Por Piero Trepiccione
Venezuela pareciera
estar bifurcada en dos mundos absolutamente disociados que conviven, pero no se
entremezclan ni se comprenden.
El país social, según
cifras aportadas por la última Encovi, pero
también expresadas por la Cepal, la ONU, FAO, Banco mundial, FMI, publicaciones
especializadas en economía, diversos observatorios nacionales e
internacionales, la OPEP, entre muchos otros; dan cuenta de un deterioro
progresivo y reiterado que se fue agudizando durante los últimos cinco
años. El resultado: una recesión sin parangón.
Las conocidas
dificultades social
El deterioro interno
del país ha sido inexorable, tanto en las condiciones de vida en términos
multidimensionales como en la infraestructura de servicios públicos.

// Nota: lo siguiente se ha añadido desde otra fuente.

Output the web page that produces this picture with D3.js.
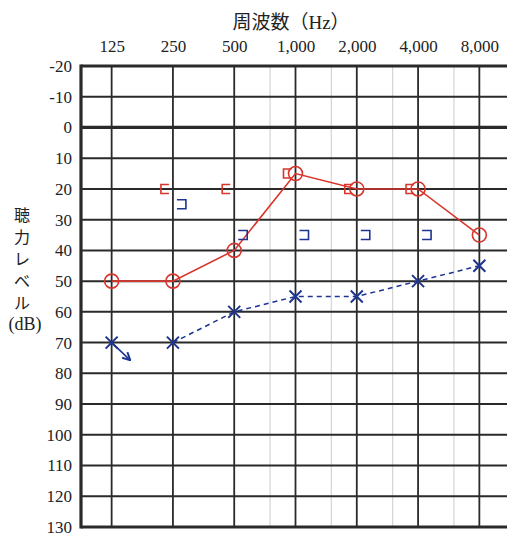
<!DOCTYPE html>
<html><head><meta charset="utf-8">
<script src="https://cdn.jsdelivr.net/npm/d3@7"></script>
<style>body{margin:0;background:#fff}svg{display:block}
.sf{font-family:"Liberation Serif","Times New Roman","DejaVu Serif","Noto Sans CJK JP",serif}</style>
</head><body>
<svg id="c" width="507" height="536"></svg>
<script>
const freqs = [125, 250, 500, 1000, 2000, 4000, 8000];
const freqLabels = ["125", "250", "500", "1,000", "2,000", "4,000", "8,000"];
const halfOctaves = [750, 1500, 3000, 6000];
const dbTicks = [-20, -10, 0, 10, 20, 30, 40, 50, 60, 70, 80, 90, 100, 110, 120, 130];
const rightAir = [50, 50, 40, 15, 20, 20, 35];
const leftAirFreqs = [250, 500, 1000, 2000, 4000, 8000];
const leftAir = [70, 60, 55, 55, 50, 45];
const rightBoneFreqs = [250, 500, 1000, 2000, 4000];
const rightBone = [20, 20, 15, 20, 20];
const leftBoneFreqs = [250, 500, 1000, 2000, 4000];
const leftBone = [25, 35, 35, 35, 35];
const noRespFreqs = [125];
const noResp = [70];
const yLabelChars = ["聴", "力", "レ", "ベ", "ル"];

const RED = "#d8352c", BLUE = "#1d3590", GRID = "#2a2a2a";
const svg = d3.select("#c");
const x = d3.scaleLog().base(2).domain([125 / Math.SQRT2, 8000 * Math.SQRT2]).range([81, 510]);
const y = d3.scaleLinear().domain([-20, 130]).range([66, 527]);

svg.append("g").selectAll("line").data(halfOctaves).join("line")
  .attr("x1", d => x(d)).attr("x2", d => x(d)).attr("y1", y(-20)).attr("y2", y(130))
  .attr("stroke", "#d4d4d4").attr("stroke-width", 1.2);
svg.append("g").selectAll("line").data(freqs).join("line")
  .attr("x1", d => x(d)).attr("x2", d => x(d)).attr("y1", y(-20)).attr("y2", y(130))
  .attr("stroke", GRID).attr("stroke-width", 1.8);
svg.append("g").selectAll("line").data(dbTicks).join("line")
  .attr("x1", 81).attr("x2", 507).attr("y1", d => y(d)).attr("y2", d => y(d))
  .attr("stroke", GRID).attr("stroke-width", d => (d === -20 || d === 0 || d === 130) ? 3.2 : 2);
svg.append("line").attr("x1", 81).attr("x2", 81).attr("y1", y(-20) - 1.5).attr("y2", y(130) + 1.5)
  .attr("stroke", GRID).attr("stroke-width", 3.2);

const yAxis = svg.append("g").attr("transform", "translate(72,0)")
  .call(d3.axisLeft(y).tickValues(dbTicks).tickFormat(d => String(d)).tickSize(0).tickPadding(0));
yAxis.select(".domain").remove();
yAxis.attr("font-family", null).attr("font-size", null);
yAxis.selectAll("text").attr("class", "sf").attr("font-size", 17).attr("fill", "#222");

const xAxis = svg.append("g").attr("transform", "translate(0,52)")
  .call(d3.axisTop(x).tickValues(freqs).tickFormat((d, i) => freqLabels[i]).tickSize(0).tickPadding(0));
xAxis.select(".domain").remove();
xAxis.attr("font-family", null).attr("font-size", null);
xAxis.selectAll("text").attr("class", "sf").attr("font-size", 17).attr("fill", "#222");

svg.append("text").attr("class", "sf").attr("x", 291).attr("y", 29).attr("text-anchor", "middle")
  .attr("font-size", 19).attr("fill", "#222").text("周波数（Hz）");

const yl = svg.append("g").attr("fill", "#222").attr("text-anchor", "middle");
yl.selectAll("text.c").data(yLabelChars).join("text").attr("class", "sf")
  .attr("x", 22).attr("y", (d, i) => 221 + i * 22).attr("font-size", 16).text(d => d);
yl.append("text").attr("class", "sf").attr("x", 25).attr("y", 330).attr("font-size", 18).text("(dB)");

const rIdx = freqs.map((f, i) => i);
svg.append("path").datum(rIdx)
  .attr("d", d3.line().x(i => x(freqs[i])).y(i => y(rightAir[i])))
  .attr("fill", "none").attr("stroke", RED).attr("stroke-width", 1.6);
svg.append("g").selectAll("circle").data(rIdx).join("circle")
  .attr("cx", i => x(freqs[i])).attr("cy", i => y(rightAir[i])).attr("r", 7)
  .attr("fill", "none").attr("stroke", RED).attr("stroke-width", 1.6);

svg.append("g").selectAll("path").data(rightBoneFreqs).join("path")
  .attr("d", (f, i) => {
    const cx = x(f), cy = y(rightBone[i]);
    return `M${cx - 4},${cy - 4.5}H${cx - 12}V${cy + 4.5}H${cx - 4}`;
  })
  .attr("fill", "none").attr("stroke", RED).attr("stroke-width", 1.6);

svg.append("g").selectAll("path").data(leftBoneFreqs).join("path")
  .attr("d", (f, i) => {
    const cx = x(f), cy = y(leftBone[i]);
    return `M${cx + 4},${cy - 4.5}H${cx + 13}V${cy + 4.5}H${cx + 4}`;
  })
  .attr("fill", "none").attr("stroke", BLUE).attr("stroke-width", 1.6);

const lIdx = leftAirFreqs.map((f, i) => i);
svg.append("path").datum(lIdx)
  .attr("d", d3.line().x(i => x(leftAirFreqs[i])).y(i => y(leftAir[i])))
  .attr("fill", "none").attr("stroke", BLUE).attr("stroke-width", 1.5).attr("stroke-dasharray", "5,4");
const xMark = (cx, cy, s) => `M${cx - s},${cy - s}L${cx + s},${cy + s}M${cx - s},${cy + s}L${cx + s},${cy - s}`;
svg.append("g").selectAll("path").data(lIdx).join("path")
  .attr("d", i => xMark(x(leftAirFreqs[i]), y(leftAir[i]), 6))
  .attr("stroke", BLUE).attr("stroke-width", 2);
svg.append("g").selectAll("path").data(noRespFreqs).join("path")
  .attr("d", (f, i) => xMark(x(f), y(noResp[i]), 6))
  .attr("stroke", BLUE).attr("stroke-width", 2);

svg.append("defs").append("marker").attr("id", "ah").attr("viewBox", "0 0 10 10")
  .attr("refX", 8).attr("refY", 5).attr("markerWidth", 6).attr("markerHeight", 6)
  .attr("orient", "auto").append("path").attr("d", "M1,1L9,5L1,9").attr("fill", "none")
  .attr("stroke", BLUE).attr("stroke-width", 2);
svg.append("g").selectAll("line").data(noRespFreqs).join("line")
  .attr("x1", (f, i) => x(f)).attr("y1", (f, i) => y(noResp[i]))
  .attr("x2", (f, i) => x(f) + 18).attr("y2", (f, i) => y(noResp[i]) + 17)
  .attr("stroke", BLUE).attr("stroke-width", 1.6).attr("marker-end", "url(#ah)");
</script>
</body></html>
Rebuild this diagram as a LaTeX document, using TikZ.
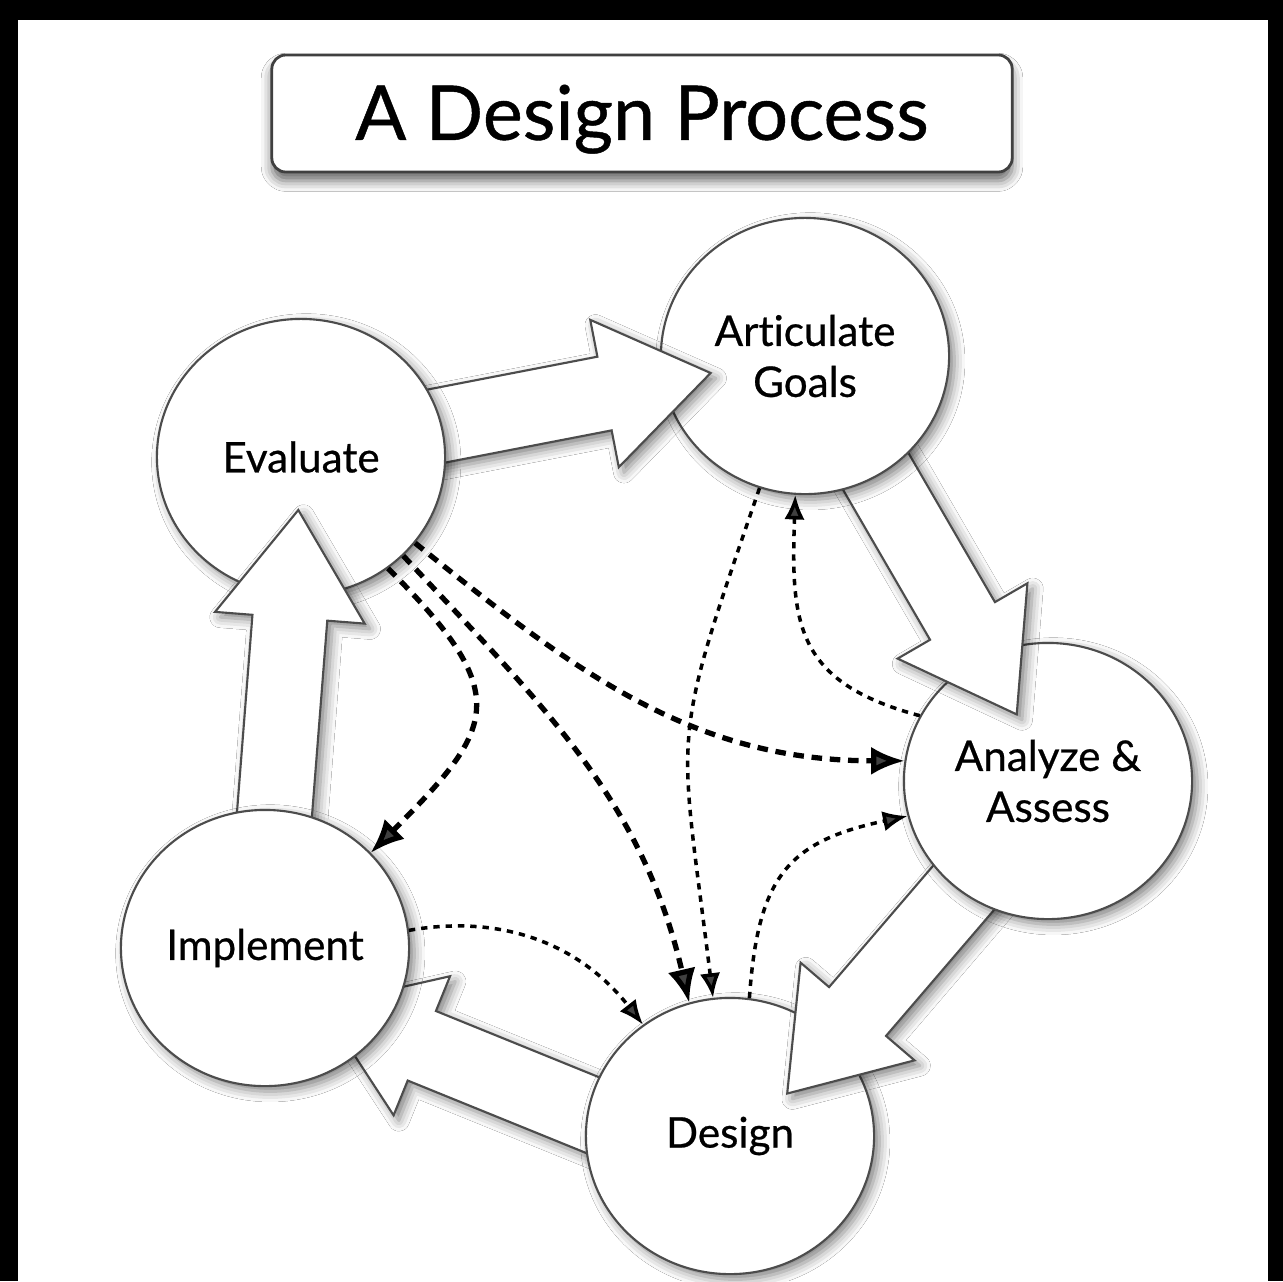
\documentclass[tikz,border=0pt]{standalone}
\usepackage{fontspec}
\setmainfont{Lato}[Ligatures=NoCommon,FakeBold=0.6]
\usetikzlibrary{arrows.meta,calc,shapes.geometric,shadows.blur}
\tikzset{>=latex}
\tikzset{
  stage/.style={ellipse,draw=black!70,line width=0.6pt,fill=white,
    minimum width=2.88cm,minimum height=2.76cm,inner sep=0pt,align=center,
    font=\fontsize{12}{14.5}\selectfont,
    blur shadow={shadow xshift=1.5pt,shadow yshift=-1.5pt,shadow blur radius=3pt,shadow opacity=50}},
  titlebox/.style={draw=black!75,line width=0.8pt,fill=white,rounded corners=4pt,
    minimum width=7.4cm,minimum height=1.17cm,text height=19pt,text depth=4pt,
    font=\fontsize{21.5}{26}\selectfont,
    blur shadow={shadow xshift=0pt,shadow yshift=-2.5pt,shadow blur radius=3pt,shadow opacity=60}},
  bigarrow/.style={draw=black!70,line width=0.6pt,fill=white,
    blur shadow={shadow xshift=1.5pt,shadow yshift=-1.5pt,shadow blur radius=3pt,shadow opacity=50}},
  thickdash/.style={-{Latex[length=9.5pt,width=8pt]},line width=1.5pt,dash pattern=on 3pt off 2.2pt},
  dotdash/.style={-{Latex[length=7pt,width=5.8pt]},line width=1pt,dash pattern=on 1.8pt off 1.7pt}
}
% block arrow: start, tip, name
\newcommand{\blockarrow}[3]{%
  \coordinate (#3h) at ($(#2)!1.08cm!(#1)$);
  \draw[bigarrow] ($(#1)!0.375cm!90:(#2)$) -- ($(#3h)!0.375cm!90:(#2)$)
    -- ($(#3h)!0.75cm!90:(#2)$) -- (#2) -- ($(#3h)!0.75cm!-90:(#2)$)
    -- ($(#3h)!0.375cm!-90:(#2)$) -- ($(#1)!0.375cm!-90:(#2)$) -- cycle;
}

\begin{document}
\begin{tikzpicture}[x=0.01cm,y=-0.01cm]
  % Frame
  \useasboundingbox (0,0) rectangle (1283,1281);
  \fill[black] (0,0) rectangle (1283,1281);
  \fill[white] (18,20) rectangle (1268,1281);

  % Title
  \node[titlebox] (title) at (642,113.5) {A Design Process};

  % Vertices
  \coordinate (di0) at (699.5,1158.5);
  \coordinate (di1) at (321.7,1005.1);
  \coordinate (ad0) at (1052.8,783.8);
  \coordinate (ad1) at (787.2,1093.5);
  \coordinate (ga0) at (812,361.5);
  \coordinate (ga1) at (1016.7,714.4);
  \coordinate (eg0) at (310,450.5);
  \coordinate (eg1) at (710.6,373);
  \coordinate (ie0) at (266.6,914.5);
  \coordinate (ie1) at (298.3,510);

  % Stages and block arrows, back to front
  \blockarrow{di0}{di1}{di}
  \node[stage] (design) at (730,1136) {Design};
  \blockarrow{ad0}{ad1}{ad}
  \node[stage] (analyze) at (1048,781) {Analyze \&\\Assess};
  \blockarrow{ga0}{ga1}{ga}
  \node[stage] (goals) at (805,356) {Articulate\\Goals};
  \blockarrow{eg0}{eg1}{eg}
  \node[stage] (evaluate) at (301,457) {Evaluate};
  \blockarrow{ie0}{ie1}{ie}
  \node[stage] (implement) at (265,948) {Implement};

  % Lines
  \draw[thickdash] (evaluate.-52) to[out=-45,in=45,looseness=1.6] (implement.42);
  \draw[thickdash] (evaluate.-44) to[out=-47,in=103] (design.107);
  \draw[thickdash] (evaluate.-37) to[out=-39,in=180] (analyze.172);

  \draw[dotdash] (goals.-109) to[out=-109,in=97,looseness=1.4] (design.97);
  \draw[dotdash] (analyze.153) to[out=165,in=-92,looseness=1.3] (goals.-94);
  \draw[dotdash] (design.82) to[out=86,in=192,looseness=1.3] (analyze.194);
  \draw[dotdash] (implement.7) to[out=10,in=128] (design.128);
\end{tikzpicture}
\end{document}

Un panorama tan desolador que obligó, prácticamente, a cerca de cinco
millones de venezolanos a marcharse
a otros países para poder llevar la
carga de la sobrevivencia de sí mismos y de sus familiares que quedaron en
territorio nacional sometidos a extremas limitaciones.
Un retroceso sin igual
en la historia republicana del país. Una creciente demanda de respuestas
estatales que no se vislumbran bajo ninguna circunstancia, y agravada por
una pandemia que al principio parecía pasar de lado de nuestras fronteras y
que, de pronto, comenzó a crecer a un ritmo vertiginoso. Nos llega con el
sistema de salud colapsado y sin capacidad de responder adecuadamente.
Aunado a esto, lo ya
conocido. Una ciudadanía quejándose de los cortes eléctricos, de la falta
de agua, de gas doméstico, de la gasolina, de la inflación galopante, del
déficit enorme en el transporte público, entre otras necesidades, cuya
satisfacción pasa por un auténtico calvario. Un país social donde la
pobreza aumentó desproporcionadamente durante los últimos años. Un país
que no pudo hacer sustentable el desarrollo apenas comenzaron a descalabrarse
los precios petroleros en el mercado internacional. Este es el país de la
cotidianidad, el duro de vivir. Uno que no encuentra eco en el otro país.
Las dificultades
políticas
El país político por su
parte, avanza en otra dirección y hacia otros intereses. En primer lugar, un
gobierno que se mira su ombligo sin creer en la alternabilidad del poder. Sus
acciones reflejan un mantener el poder a toda costa, independientemente del
descalabro económico que esto implique.
Un gobierno que piensa
en elecciones no participativas sino cerradas a un club de amigos que garantice
su permanencia en el poder, aun cuando alrededor de un 80% de la población
manifieste abiertamente su descontento hacia él. En fin, un gobierno que bajo
unos pocos argumentos que terminan culpabilizando siempre a otros de los males
que nos aquejan, se nutre de esquemas propagandísticos que intentan
desinformar a una población que ya no cree pero que está atada en sus
libertades.
Pero en segundo lugar,
nos encontramos con una serie de partidos cuyo objetivo central más que el país
y sus necesidades, es conseguir el “control” de la oposición política con fines
grupales y personales.
A estos partidos les interesa
ir a elecciones no para lograr un cambio real en el poder, sino para asegurarse
“cuotas” de representación que garanticen acceder a beneficios públicos. Se
trata de una serie de partidos que ha sido mayoría en el segmento opositor y
que han obtenido un respaldo importante de la comunidad
internacional para promover el cambio político. Sin embargo, por sus
ambiciones personales y egos desatados, se han perdido en el debate.
Nada fácil la situación
de Venezuela en los actuales momentos. Un enemigo más peligroso que el
otro. La pandemia con toda su furia acechando todo el territorio nacional y
ahora, la fragmentación del liderazgo que provoca una desconexión
emocional del país social con el país político. Esa fractura puede traer
consecuencias mucho más lamentables que las nefastas circunstancias a las
cuales estamos sometidos. La sociedad civil tiene la palabra en esta
hora donde los partidos se han aislado sin ninguna necesidad.